Do this:
Without the pictures, repeat the listing character for character.

Provided data:
☆ ☆ ☆ ☆ ☆
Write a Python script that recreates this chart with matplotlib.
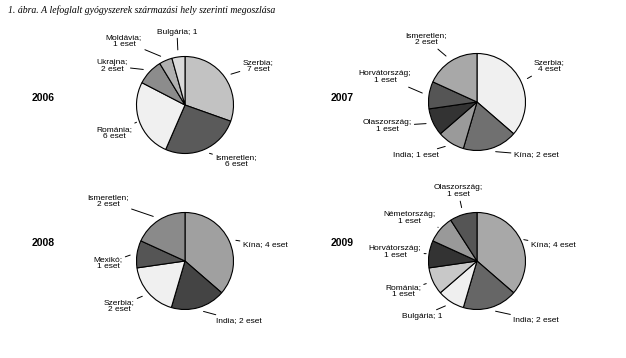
import numpy as np
import matplotlib
matplotlib.use('Agg')
import matplotlib.pyplot as plt

W, H = 626, 358

title = '1. ábra. A lefoglalt gyógyszerek származási hely szerinti megoszlása'
years = ['2006', '2007', '2008', '2009']

# 2006
labels_2006 = ['Szerbia;\n7 eset', 'Ismeretlen;\n6 eset', 'Románia;\n6 eset',
               'Ukrajna;\n2 eset', 'Moldávia;\n1 eset', 'Bulgária; 1']
values_2006 = [7, 6, 6, 2, 1, 1]
colors_2006 = ['#c2c2c2', '#5a5a5a', '#f0f0f0', '#8c8c8c', '#b0b0b0', '#dadada']

# 2007
labels_2007 = ['Szerbia;\n4 eset', 'Kína; 2 eset', 'India; 1 eset',
               'Olaszország;\n1 eset', 'Horvátország;\n1 eset', 'Ismeretlen;\n2 eset']
values_2007 = [4, 2, 1, 1, 1, 2]
colors_2007 = ['#f0f0f0', '#707070', '#9a9a9a', '#333333', '#555555', '#a8a8a8']

# 2008
labels_2008 = ['Kína; 4 eset', 'India; 2 eset', 'Szerbia;\n2 eset',
               'Mexikó;\n1 eset', 'Ismeretlen;\n2 eset']
values_2008 = [4, 2, 2, 1, 2]
colors_2008 = ['#a0a0a0', '#444444', '#f0f0f0', '#555555', '#8a8a8a']

# 2009
labels_2009 = ['Kína; 4 eset', 'India; 2 eset', 'Bulgária; 1', 'Románia;\n1 eset',
               'Horvátország;\n1 eset', 'Németország;\n1 eset', 'Olaszország;\n1 eset']
values_2009 = [4, 2, 1, 1, 1, 1, 1]
colors_2009 = ['#a8a8a8', '#666666', '#efefef', '#c8c8c8', '#333333', '#999999', '#555555']

# layout (pixels from top-left)
centers = [(185, 105), (477, 102), (185, 261), (477, 261)]
radius = 48.5
year_pos = [(43, 98), (342, 98), (43, 243), (342, 243)]
label_pos = [
    [(258, 66), (236, 161), (114, 133), (112, 66), (124, 41), (177, 32)],
    [(549, 66), (536, 155), (416, 155), (387, 126), (385, 77), (426, 39)],
    [(265, 245), (239, 321), (119, 306), (108, 263), (108, 201)],
    [(553, 245), (536, 320), (422, 316), (403, 291), (395, 252), (409, 218), (458, 191)],
]

data = [
    (labels_2006, values_2006, colors_2006),
    (labels_2007, values_2007, colors_2007),
    (labels_2008, values_2008, colors_2008),
    (labels_2009, values_2009, colors_2009),
]

fig = plt.figure(figsize=(W / 100, H / 100), dpi=100)
ax = fig.add_axes([0, 0, 1, 1])

for (labels, values, colors), (cx, cy), lpos, yr, ypos in zip(
        data, centers, label_pos, years, year_pos):
    c = (cx, H - cy)
    wedges, _ = ax.pie(values, colors=colors, startangle=90, counterclock=False,
                       center=c, radius=radius,
                       wedgeprops=dict(edgecolor='black', linewidth=0.8))
    for w, lab, (tx, ty) in zip(wedges, labels, lpos):
        mid = np.deg2rad((w.theta1 + w.theta2) / 2)
        px = c[0] + radius * 1.06 * np.cos(mid)
        py = c[1] + radius * 1.06 * np.sin(mid)
        ax.annotate(lab, xy=(px, py), xytext=(tx, H - ty),
                    ha='center', va='center', multialignment='center',
                    fontsize=6, family='Liberation Sans', linespacing=1.15,
                    arrowprops=dict(arrowstyle='-', color='black', lw=0.7,
                                    shrinkA=0, shrinkB=3))
    ax.text(ypos[0], H - ypos[1], yr, ha='center', va='center',
            fontsize=7.5, fontweight='bold', family='Liberation Sans')

ax.text(8, H - 10, title, ha='left', va='center', fontsize=7,
        style='italic', family='Liberation Serif')

ax.set_xlim(0, W)
ax.set_ylim(0, H)
ax.set_aspect('auto')
ax.axis('off')

fig.savefig('out.png', dpi=100, facecolor='white')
☆ ☆ ☆ ☆ ☆
Written answer:
Write a Python script that recreates this chart with matplotlib.
import numpy as np
import matplotlib
matplotlib.use('Agg')
import matplotlib.pyplot as plt

W, H = 626, 358

title = '1. ábra. A lefoglalt gyógyszerek származási hely szerinti megoszlása'
years = ['2006', '2007', '2008', '2009']

# 2006
labels_2006 = ['Szerbia;\n7 eset', 'Ismeretlen;\n6 eset', 'Románia;\n6 eset',
               'Ukrajna;\n2 eset', 'Moldávia;\n1 eset', 'Bulgária; 1']
values_2006 = [7, 6, 6, 2, 1, 1]
colors_2006 = ['#c2c2c2', '#5a5a5a', '#f0f0f0', '#8c8c8c', '#b0b0b0', '#dadada']

# 2007
labels_2007 = ['Szerbia;\n4 eset', 'Kína; 2 eset', 'India; 1 eset',
               'Olaszország;\n1 eset', 'Horvátország;\n1 eset', 'Ismeretlen;\n2 eset']
values_2007 = [4, 2, 1, 1, 1, 2]
colors_2007 = ['#f0f0f0', '#707070', '#9a9a9a', '#333333', '#555555', '#a8a8a8']

# 2008
labels_2008 = ['Kína; 4 eset', 'India; 2 eset', 'Szerbia;\n2 eset',
               'Mexikó;\n1 eset', 'Ismeretlen;\n2 eset']
values_2008 = [4, 2, 2, 1, 2]
colors_2008 = ['#a0a0a0', '#444444', '#f0f0f0', '#555555', '#8a8a8a']

# 2009
labels_2009 = ['Kína; 4 eset', 'India; 2 eset', 'Bulgária; 1', 'Románia;\n1 eset',
               'Horvátország;\n1 eset', 'Németország;\n1 eset', 'Olaszország;\n1 eset']
values_2009 = [4, 2, 1, 1, 1, 1, 1]
colors_2009 = ['#a8a8a8', '#666666', '#efefef', '#c8c8c8', '#333333', '#999999', '#555555']

# layout (pixels from top-left)
centers = [(185, 105), (477, 102), (185, 261), (477, 261)]
radius = 48.5
year_pos = [(43, 98), (342, 98), (43, 243), (342, 243)]
label_pos = [
    [(258, 66), (236, 161), (114, 133), (112, 66), (124, 41), (177, 32)],
    [(549, 66), (536, 155), (416, 155), (387, 126), (385, 77), (426, 39)],
    [(265, 245), (239, 321), (119, 306), (108, 263), (108, 201)],
    [(553, 245), (536, 320), (422, 316), (403, 291), (395, 252), (409, 218), (458, 191)],
]

data = [
    (labels_2006, values_2006, colors_2006),
    (labels_2007, values_2007, colors_2007),
    (labels_2008, values_2008, colors_2008),
    (labels_2009, values_2009, colors_2009),
]

fig = plt.figure(figsize=(W / 100, H / 100), dpi=100)
ax = fig.add_axes([0, 0, 1, 1])

for (labels, values, colors), (cx, cy), lpos, yr, ypos in zip(
        data, centers, label_pos, years, year_pos):
    c = (cx, H - cy)
    wedges, _ = ax.pie(values, colors=colors, startangle=90, counterclock=False,
                       center=c, radius=radius,
                       wedgeprops=dict(edgecolor='black', linewidth=0.8))
    for w, lab, (tx, ty) in zip(wedges, labels, lpos):
        mid = np.deg2rad((w.theta1 + w.theta2) / 2)
        px = c[0] + radius * 1.06 * np.cos(mid)
        py = c[1] + radius * 1.06 * np.sin(mid)
        ax.annotate(lab, xy=(px, py), xytext=(tx, H - ty),
                    ha='center', va='center', multialignment='center',
                    fontsize=6, family='Liberation Sans', linespacing=1.15,
                    arrowprops=dict(arrowstyle='-', color='black', lw=0.7,
                                    shrinkA=0, shrinkB=3))
    ax.text(ypos[0], H - ypos[1], yr, ha='center', va='center',
            fontsize=7.5, fontweight='bold', family='Liberation Sans')

ax.text(8, H - 10, title, ha='left', va='center', fontsize=7,
        style='italic', family='Liberation Serif')

ax.set_xlim(0, W)
ax.set_ylim(0, H)
ax.set_aspect('auto')
ax.axis('off')

fig.savefig('out.png', dpi=100, facecolor='white')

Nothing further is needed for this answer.